It seems blindness has put me in a place of distinct advantage over sighted people in a surprising fashion. What was once a big frustration for me may actually be an advantage. Because I can't read the text that appears on my cell phone, see the latest image on the computer screen, laugh at what's scrolling across my friend's PDA, or perceive what's flashing on screens around me, I am protected from the distractions that could keep me from being fully present where I am.
Even though my eyes aren't drawn to these distractions, I can still clearly detect their powerful lure in those whose company I keep. For example, I'll be hanging out with a friend and I'll realize she is disengaged in our conversation or seems preoccupied. Then I'll realize she is actually very engaged, much occupied...with the technology in her hand! She is texting, twittering or reading someone else's text or Twitter!
This phenomenon confuses and concerns me. We seem to be a culture of distraction and we join in under the auspices of being connected.

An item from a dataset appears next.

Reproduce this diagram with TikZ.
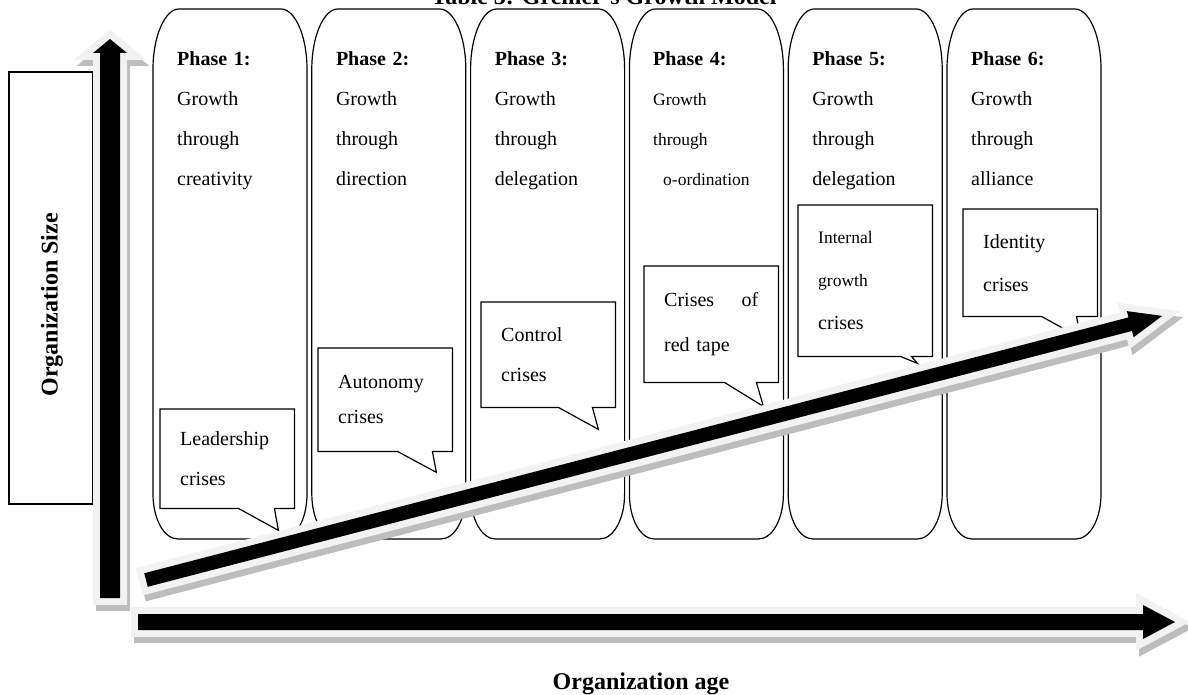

But I fear what it really does is erode our actual attentiveness to reality and fool us into settling for less than real, vulnerable, present relationships. It actually disconnects us from each other, our collective history, and true reality.
A friend told me about her teenage daughter's fifteenth birthday slumber party. As she walked downstairs to check on the girls, she found all seven of them lounging on the couches and sprawled on the floor while they wildly pressed buttons on their cell phones. As mom examined more closely, she saw they were all texting. They were not texting boys from school or a parent though, but texting each other! Rather than talking to the girl who was lying on the same couch, sprawled on the same floor, breathing the same air she was, they were close together in isolated bubbles using technology to communicate through symbols and satellites. Mom confiscated the phones and returned them as each girl left the party, hopefully encouraging real, present relating. What a perfect picture of what I mean.
How did we get to this place in our culture and our way of thinking where we are now substituting digital communication for human interaction that involves voice, eyes and gestures? Techno-connecting can certainly complement our connection with others, but it cannot be a substitute for it.
We must challenge ourselves to determine which values allow us to be such multi-tasking members of the human race who displace being present where we are, for being present in a million other places with a million other people at any given time. Does it make us feel important? Do we value productivity that comes from multi-tasking more than the opportunity to focus on one person or one task at a time? Does it really make us feel connected? Does it make us feel less vulnerable to the perils of relating one-on-one in real time?
Being fully engaged, attentive to our present reality, is integral to having wisdom and experiencing intimacy. A lack of attention to people or to our present reality can leave us isolated, superficial, clueless and distracted.
Maggie Jackson, a columnist with the Boston Globe, said in her book Distracted: The Erosion of Attention and the Coming Dark Age, "The way we live is eroding our capacity for deep, sustained, perceptive attention--the building block of intimacy, wisdom and cultural progress. The seduction of alternative virtual universes, the addictive allure of multi-tasking people and things, our near religious allegiance to a constant state of motion--these are markers of a land of distraction in which our old conceptions of space, time and place have been shattered. This is why we are less and less able to see, hear and comprehend what is relevant and permanent. Why so many of us feel that we can barely keep our heads above water, and our days are marked by perpetual loose ends."
Our cultural and personal enemies are not the Blackberry, the iPod or the Internet. Our real potential enemy is the hand that holds the cell phone, the ear that hosts the blue tooth, and the eye that focuses on the computer screen. But those same hands, eyes and ears should be our allies. For those are what God designed from the beginning of time to be tools of connection to each other and the world around us. We must constrain them to be tools of attentiveness, not weapons of distractions used against our culture and us.
Our English word attention actually finds its roots in a Latin word that means stretch toward. In other words, it takes effort, focus and restraint to attend to what is right in front of us--to be present where we are. Distraction, conversely, draws us away from our present, pulls us from our focus and deceives us into thinking we can be fully present in a multiplicity of places with a multitude of people all the time. Thomas a' Kempis once wrote, "A man is hindered and distracted in proportion as he draws outward things to himself."
Attentiveness draws us to connect to others, to knowledge and to the world around us. Therefore, we must value attention as a precious and endangered resource. There are always going to be pings, flashes, rings, buzzes, beeping and vibrating electronics around us. I don't want them to steal our precious resource of attentiveness. They can divide and distract if we let them. The convenience they provide must be harnessed as a tool to draw us together in a real and organic way, not draw us away to a distraction that defeats us.
Well, that's what's been percolating in me lately!